If you’re anything like me, you’ve racked up points for years and done… nothing with them. It’s not that I never wanted to make use of my Aeroplan points, but I found that using them for flights was wasteful. Do the research – you’ll end up having to pay the airfare taxes, travel at crappy times of day and be relegated to the crappy part of the plan. Bad. Bad. Bad.
I also didn’t want to use it to buy something I really didn’t need. A thing. A piece of luggage that might break. A TV that would take who knows how long to arrive in the mail (this has happened to my friend!).
Then, I found the solution. Hotels.
I was going to travel hack my way through Southeast Asia.
What Is Travel Hacking?
If you’re not a regular traveler, the concept may be foreign to you. Travel hacking is the term for getting free or discounted travel.
As I searched the Aeroplan website’s redemption area, I found that I could get the biggest bang for my air miles by using them on hotels in Southeast Asia. Where a single night at a hotel in Japan or London might require 60,000 points, one night at the Sheraton Nha Trang in Vietnam was 12,500 points. I would have no pay no taxes, no hidden fees. Nothing. A hotel stay would be absolutely free. Um… winning!
At the time of redemption, I had 90,000 miles to use up and they were going to expire. I cashed almost all of them in for four nights at Le Meridien in Bangkok, two nights at the Sheraton in Hanoi and three nights at the Sheraton in Nha Trang.
Was It Worth It?
I struggle not to laugh as I ask myself this question. Was it worth it for us to upgrade for nine nights of our trip to four and five star accommodation? Was it worth it for us to have nine days to relax, be pampered, relax by the pool and have perfectly air conditioned rooms? Was it worth it for us to have gorgeous rooms with no bugs in sight?

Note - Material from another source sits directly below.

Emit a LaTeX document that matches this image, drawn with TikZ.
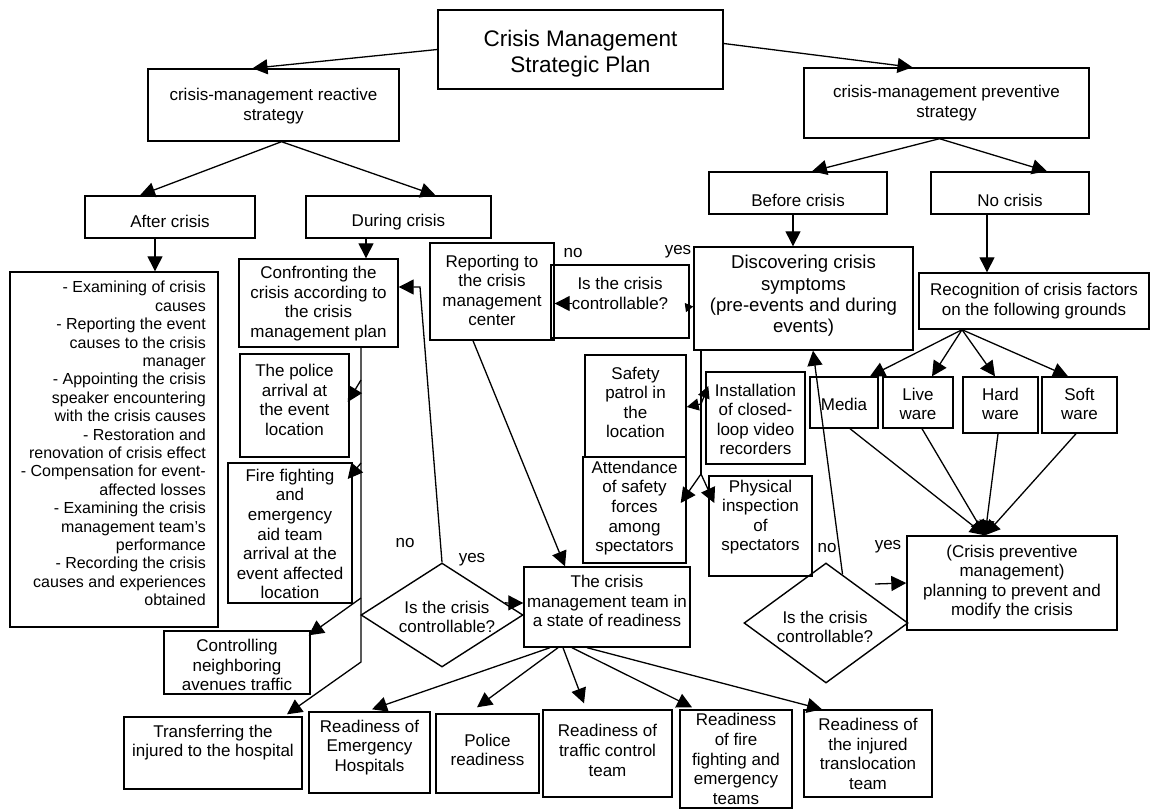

Hell yes, it was worth it.
I checked out what it would have cost us to stay at each of these hotels if we were paying out of pocket. Including taxes, it would have cost $2,351 CAD. Eesh. It cost us less than that to spend 18 DAYS in Cambodia.

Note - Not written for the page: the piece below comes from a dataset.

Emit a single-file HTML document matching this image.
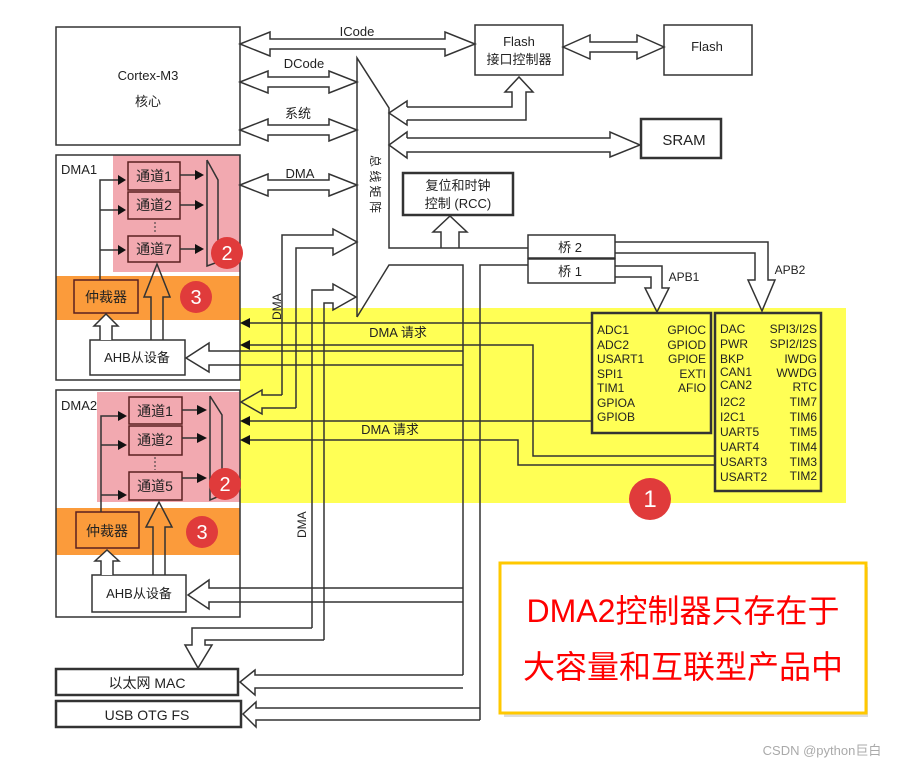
<!DOCTYPE html>
<html><head><meta charset="utf-8"><style>
html,body{margin:0;padding:0;background:#fff;}
svg{display:block;}
text{font-family:"Liberation Sans","Noto Sans CJK SC",sans-serif;fill:#222;}
</style></head><body>
<svg width="906" height="765" viewBox="0 0 906 765" xmlns="http://www.w3.org/2000/svg">
<rect x="240" y="308" width="606" height="195" fill="#ffff55"/>
<rect x="113" y="155" width="127" height="117" fill="#f2a9b0"/>
<rect x="56" y="276" width="184" height="44" fill="#fb9b3b"/>
<rect x="97" y="392" width="143" height="110" fill="#f2a9b0"/>
<rect x="56" y="508" width="184" height="47" fill="#fb9b3b"/>

<g fill="none" stroke="#333" stroke-width="1.5">
<rect x="56" y="27" width="184" height="118" fill="#fff"/>
<rect x="475" y="25" width="88" height="50" fill="#fff"/>
<rect x="664" y="25" width="88" height="50" fill="#fff"/>
<rect x="641" y="119" width="80" height="39" fill="#fff" stroke-width="2.5"/>
<rect x="403" y="173" width="110" height="42" fill="#fff" stroke-width="2.5"/>
<rect x="528" y="235" width="87" height="23" fill="#fff"/>
<rect x="528" y="259" width="87" height="24" fill="#fff"/>
<rect x="56" y="155" width="184" height="225"/>
<rect x="56" y="390" width="184" height="227"/>
<polygon points="240,44 270,32 270,39 445,39 445,32 475,44 445,56 445,49 270,49 270,56" fill="#fff"/>
<polygon points="563,47 590,35 590,42 637,42 637,35 664,47 637,59 637,52 590,52 590,59" fill="#fff"/>
<polygon points="240,82 268,71 268,77 329,77 329,71 357,82 329,93 329,87 268,87 268,93" fill="#fff"/>
<polygon points="240,130 268,119 268,125 329,125 329,119 357,130 329,141 329,135 268,135 268,141" fill="#fff"/>
<polygon points="240,185 268,174 268,180 329,180 329,174 357,185 329,196 329,190 268,190 268,196" fill="#fff"/>
<polyline points="357,317 357,58 389,108 389,248 528,248"/>
<polyline points="357,317 389,265 463,265 463,675"/>
<polyline points="480,720 480,265 528,265"/>
<polyline points="407,107 512,107 512,92 505,92 519,77 533,92 526,92 526,120 407,120"/>
<polyline points="407,107 407,101 389,113 407,125 407,120"/>
<polyline points="407,138 610,138 610,132 640,145 610,157 610,152 407,152 407,158 389,145 407,132 407,138"/>
<polyline points="441,248 441,232 433,232 450,216 467,232 459,232 459,248"/>
<polyline points="615,266 662,266 662,288 669,288 657,312 645,288 651,288 651,277 615,277"/>
<polyline points="615,242 768,242 768,280 775,280 762,311 748,280 755,280 755,253 615,253"/>
<rect x="592" y="313" width="119" height="120" stroke-width="2.5"/>
<rect x="715" y="313" width="106" height="178" stroke-width="2.5"/>
<polyline points="282,395 282,235 333,235 333,229 357,242 333,255 333,248 296,248 296,408"/>
<polyline points="282,395 262,395 262,390 241,402 262,414 262,408 296,408"/>
<polyline points="312,628 312,290 333,290 333,284 356,297 333,310 333,303 324,303 324,640"/>
<polyline points="312,628 192,628 192,645 185,645 198,668 212,645 205,645 205,640 324,640"/>
<polyline points="248,323 593,323"/>
<polyline points="248,345 533,345 533,456 715,456"/>
<polyline points="248,421 593,421"/>
<polyline points="248,440 518,440 518,465 715,465"/>
<polyline points="463,351 209,351 209,343 186,358 209,372 209,365 463,365"/>
<polyline points="463,588 209,588 209,580 188,595 209,609 209,602 463,602"/>
<polyline points="463,675 255,675 255,670 240,682 255,695 255,688 463,688"/>
<polyline points="480,708 256,708 256,702 243,714 256,727 256,720 480,720"/>
<rect x="56" y="669" width="182" height="26" stroke-width="2.5"/>
<rect x="56" y="701" width="185" height="26" stroke-width="2.5"/>
<rect x="128" y="162" width="52" height="28" stroke="#5a2020"/>
<rect x="128" y="192" width="52" height="27" stroke="#5a2020"/>
<rect x="128" y="236" width="52" height="26" stroke="#5a2020"/>
<polyline points="207,160 207,266 218,262 218,180 207,160"/>
<rect x="74" y="280" width="64" height="33" stroke="#5a2020"/>
<rect x="90" y="340" width="95" height="35" fill="#fff"/>
<polyline points="100,280 100,180 118,180"/><polyline points="100,210 118,210"/><polyline points="100,250 118,250"/>
<polyline points="180,175 195,175"/><polyline points="180,205 195,205"/><polyline points="180,249 195,249"/>
<polyline points="151,340 151,297 144,297 157,264 170,297 163,297 163,340"/>
<polyline points="100,340 100,326 94,326 106,314 118,326 112,326 112,340" fill="#fff"/>
<rect x="129" y="397" width="53" height="27" stroke="#5a2020"/>
<rect x="129" y="426" width="53" height="29" stroke="#5a2020"/>
<rect x="129" y="472" width="53" height="28" stroke="#5a2020"/>
<polyline points="210,396 210,500 222,495 222,415 210,396"/>
<rect x="76" y="512" width="63" height="36" stroke="#5a2020"/>
<rect x="92" y="575" width="94" height="37" fill="#fff"/>
<polyline points="101,512 101,416 118,416"/><polyline points="101,445 118,445"/><polyline points="101,495 118,495"/>
<polyline points="182,410 197,410"/><polyline points="182,438 197,438"/><polyline points="182,478 197,478"/>
<polyline points="153,575 153,527 146,527 159,502 172,527 165,527 165,575"/>
<polyline points="101,575 101,561 95,561 107,550 119,561 113,561 113,575" fill="#fff"/>
</g>
<g fill="#111">
<polygon points="118,175 118,185 126,180"/><polygon points="118,205 118,215 126,210"/><polygon points="118,245 118,255 126,250"/>
<polygon points="195,170 195,180 204,175"/><polygon points="195,200 195,210 204,205"/><polygon points="195,244 195,254 204,249"/>
<polygon points="118,411 118,421 127,416"/><polygon points="118,440 118,450 127,445"/><polygon points="118,490 118,500 127,495"/>
<polygon points="197,405 197,415 207,410"/><polygon points="197,433 197,443 207,438"/><polygon points="197,473 197,483 207,478"/>
<polygon points="240,323 250,318 250,328"/><polygon points="240,345 250,340 250,350"/>
<polygon points="240,421 250,416 250,426"/><polygon points="240,440 250,435 250,445"/>
</g>
<line x1="155" y1="222" x2="155" y2="234" stroke="#333" stroke-dasharray="2,2"/>
<line x1="155" y1="457" x2="155" y2="470" stroke="#333" stroke-dasharray="2,2"/>

<g font-size="13" text-anchor="middle">
<text x="148" y="80">Cortex-M3</text>
<text x="148" y="106">核心</text>
<text x="357" y="36">ICode</text>
<text x="304" y="68">DCode</text>
<text x="298" y="118">系统</text>
<text x="300" y="178">DMA</text>
<text x="519" y="46">Flash</text>
<text x="519" y="64">接口控制器</text>
<text x="707" y="51">Flash</text>
<text x="684" y="145" font-size="15">SRAM</text>
<text x="458" y="190">复位和时钟</text>
<text x="458" y="208">控制 (RCC)</text>
<text x="570" y="252">桥  2</text>
<text x="570" y="276">桥  1</text>
<text x="398" y="337">DMA  请求</text>
<text x="390" y="434">DMA 请求</text>
<text x="147" y="720" font-size="14">USB OTG FS</text>
<text x="137" y="362">AHB从设备</text>
<text x="139" y="598">AHB从设备</text>
<text x="154" y="181" font-size="14" fill="#3a0a0a">通道1</text>
<text x="154" y="210" font-size="14" fill="#3a0a0a">通道2</text>
<text x="154" y="254" font-size="14" fill="#3a0a0a">通道7</text>
<text x="106" y="302" font-size="14" fill="#3a0a0a">仲裁器</text>
<text x="155" y="416" font-size="14" fill="#3a0a0a">通道1</text>
<text x="155" y="445" font-size="14" fill="#3a0a0a">通道2</text>
<text x="155" y="491" font-size="14" fill="#3a0a0a">通道5</text>
<text x="107" y="536" font-size="14" fill="#3a0a0a">仲裁器</text>
<text x="684" y="281" font-size="12">APB1</text>
<text x="790" y="274" font-size="12">APB2</text>
</g>
<text x="147" y="688" font-size="14" text-anchor="middle">以太网 MAC</text>
<text x="61" y="174" font-size="13">DMA1</text>
<text x="61" y="410" font-size="13">DMA2</text>
<g font-size="12">
<text x="376" y="150" transform="rotate(90 371 150)">总 线 矩 阵</text>
<text x="281" y="320" transform="rotate(-90 281 320)">DMA</text>
<text x="306" y="538" transform="rotate(-90 306 538)">DMA</text>
</g>
<g font-size="12">
<text x="597" y="334">ADC1</text><text x="597" y="349">ADC2</text><text x="597" y="363">USART1</text><text x="597" y="378">SPI1</text><text x="597" y="392">TIM1</text><text x="597" y="407">GPIOA</text><text x="597" y="421">GPIOB</text>
<g text-anchor="end"><text x="706" y="334">GPIOC</text><text x="706" y="349">GPIOD</text><text x="706" y="363">GPIOE</text><text x="706" y="378">EXTI</text><text x="706" y="392">AFIO</text></g>
<text x="720" y="333">DAC</text><text x="720" y="348">PWR</text><text x="720" y="363">BKP</text><text x="720" y="376">CAN1</text><text x="720" y="389">CAN2</text><text x="720" y="406">I2C2</text><text x="720" y="421">I2C1</text><text x="720" y="436">UART5</text><text x="720" y="451">UART4</text><text x="720" y="466">USART3</text><text x="720" y="481">USART2</text>
<g text-anchor="end"><text x="817" y="333">SPI3/I2S</text><text x="817" y="348">SPI2/I2S</text><text x="817" y="363">IWDG</text><text x="817" y="377">WWDG</text><text x="817" y="391">RTC</text><text x="817" y="406">TIM7</text><text x="817" y="421">TIM6</text><text x="817" y="436">TIM5</text><text x="817" y="451">TIM4</text><text x="817" y="466">TIM3</text><text x="817" y="480">TIM2</text></g>
</g>
<g font-size="20" text-anchor="middle">
<circle cx="227" cy="253" r="16" fill="#e03b3b"/><text x="227" y="260" style="fill:#fff">2</text>
<circle cx="196" cy="297" r="16" fill="#e03b3b"/><text x="196" y="304" style="fill:#fff">3</text>
<circle cx="225" cy="484" r="16" fill="#e03b3b"/><text x="225" y="491" style="fill:#fff">2</text>
<circle cx="202" cy="532" r="16" fill="#e03b3b"/><text x="202" y="539" style="fill:#fff">3</text>
<circle cx="650" cy="499" r="21" fill="#e03b3b"/><text x="650" y="507" font-size="24" style="fill:#fff">1</text>
</g>
<rect x="504" y="567" width="364" height="150" fill="#bbb" opacity="0.5"/>
<rect x="500" y="563" width="366" height="150" fill="#fff" stroke="#ffc800" stroke-width="3"/>
<g font-size="32" text-anchor="middle">
<text x="683" y="622" style="fill:#ff0000">DMA2控制器只存在于</text>
<text x="683" y="678" style="fill:#ff0000">大容量和互联型产品中</text>
</g>
<text x="822" y="755" font-size="13" text-anchor="middle" style="fill:#aaa">CSDN @python巨白</text>
</svg>
</body></html>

If I had tried to buy one flight valued at $1,400, I would have paid something like $500 in taxes. Net value of $900. And don’t forget – crappy flight times, crappy part of the plane.
If you’re traveling on a budget, you can’t discount the hidden perks that come with staying at a Sheraton or Le Meridien. Fitness facilities are free and luxurious, they have great lounge spaces, will always give you maps and directions and are often centrally located.

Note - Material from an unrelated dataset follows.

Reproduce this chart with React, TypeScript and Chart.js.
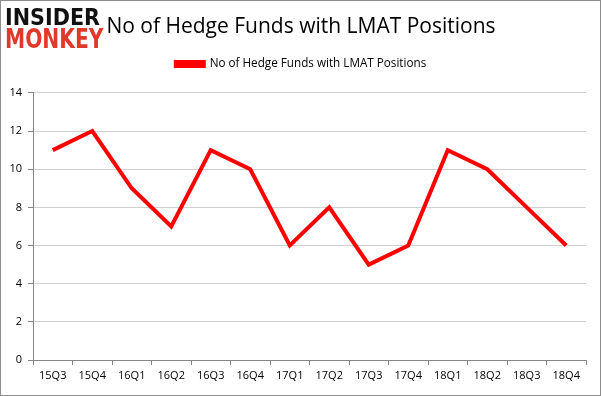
import React, { useEffect, useRef } from "react";
import { Chart, registerables } from "chart.js";

Chart.register(...registerables);

const categories = ["15Q3", "15Q4", "16Q1", "16Q2", "16Q3", "16Q4", "17Q1", "17Q2", "17Q3", "17Q4", "18Q1", "18Q2", "18Q3", "18Q4"];
const hedgeFunds = [11, 12, 9, 7, 11, 10, 6, 8, 5, 6, 11, 10, 8, 6];
const seriesName = "No of Hedge Funds with LMAT Positions";
const chartTitle = "No of Hedge Funds with LMAT Positions";

const W = 601;
const H = 396;

const headerShift = {
  id: "headerShift",
  beforeInit(chart: any) {
    const lg = chart.legend;
    if (!lg) return;
    const orig = lg.fit;
    lg.fit = function (this: any) {
      orig.call(this);
      this.height += 13;
    };
  },
  afterLayout(chart: any) {
    const dx = 8;
    for (const b of [chart.titleBlock, chart.legend]) {
      if (b) {
        b.left += dx;
        b.right += dx;
      }
    }
  },
};

export default function App() {
  const ref = useRef<HTMLCanvasElement | null>(null);
  useEffect(() => {
    if (!ref.current) return;
    const font = "'Open Sans', 'Liberation Sans', sans-serif";
    const chart = new Chart(ref.current, {
      type: "line",
      data: {
        labels: categories,
        datasets: [
          {
            label: seriesName,
            data: hedgeFunds,
            borderColor: "#ff0000",
            backgroundColor: "#ff0000",
            borderWidth: 4,
            pointRadius: 0,
            tension: 0,
          },
        ],
      },
      plugins: [headerShift],
      options: {
        responsive: false,
        animation: false,
        layout: { padding: { left: 0, right: 15, top: 0, bottom: 0 } },
        plugins: {
          title: {
            display: true,
            text: chartTitle,
            color: "#000",
            font: { family: font, size: 21, weight: "normal" },
            padding: { top: 14, bottom: 9 },
          },
          legend: {
            display: true,
            labels: {
              color: "#000",
              font: { family: font, size: 11.7 },
              boxWidth: 28,
              boxHeight: 4,
              padding: 10,
            },
          },
          tooltip: { enabled: false },
        },
        scales: {
          x: {
            offset: true,
            grid: {
              offset: true,
              drawOnChartArea: false,
              drawTicks: true,
              tickLength: 5,
              color: "#868686",
            },
            border: { color: "#868686" },
            ticks: { color: "#000", font: { family: font, size: 11 }, padding: 4, maxRotation: 0, autoSkip: false },
            afterFit: (s: any) => {
              s.height = 36;
            },
          },
          y: {
            min: 0,
            max: 14,
            ticks: { stepSize: 2, color: "#000", font: { family: font, size: 11 }, padding: 6 },
            grid: { color: "#d0d0d0", tickLength: 5, tickColor: "#868686" },
            border: { color: "#868686" },
            afterFit: (s: any) => {
              s.width = 33;
            },
          },
        },
      },
    });
    return () => chart.destroy();
  }, []);

  const logoBase: React.CSSProperties = {
    position: "absolute",
    left: 5,
    fontFamily: "'DejaVu Sans', sans-serif",
    fontWeight: 900,
    transformOrigin: "left top",
    whiteSpace: "nowrap",
  };

  return (
    <div style={{ position: "fixed", left: 0, top: 0, width: W, height: H, background: "#fff" }}>
      <canvas ref={ref} width={W} height={H} style={{ position: "absolute", left: 0, top: 0, width: W, height: H }} />
      <div style={{ position: "absolute", left: 0, top: 0, width: W, height: H, boxSizing: "border-box", border: "1px solid #8c8c8c", pointerEvents: "none" }} />
      <div style={{ ...logoBase, top: 5, fontSize: 23.3, lineHeight: "23.3px", color: "#111", transform: "scaleX(0.89)" }}>INSIDER</div>
      <div style={{ ...logoBase, top: 25, fontSize: 27, lineHeight: "27px", color: "#e0392b", transform: "scaleX(0.75)" }}>MONKEY</div>
    </div>
  );
}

My favourite of the three hotels we stay in (though they were all phenomenal) was Le Meridien in Bangkok. I didn’t realize it was right next to the Patpong district, but that added a little hilarity to the visit. We soaked up the sun on the rooftop pool and even splurged on dinner in the restaurant our last night. Even then, the buffet which was to die for was only $20 CAD equivalent, so well worth the expense. Whenever we grabbed a taxi, they’d give the driver directions in Thai so that there was no language barrier. Even though we arrived in grubby backpacker clothes, they treated us as if we were VIP guests, and that went a long way in my book.
Next time you look at using your air miles, why not think about hotel stays instead of flights? There’s real value there.
Have you ever travel hacked? What was the best use of your air miles or travel points?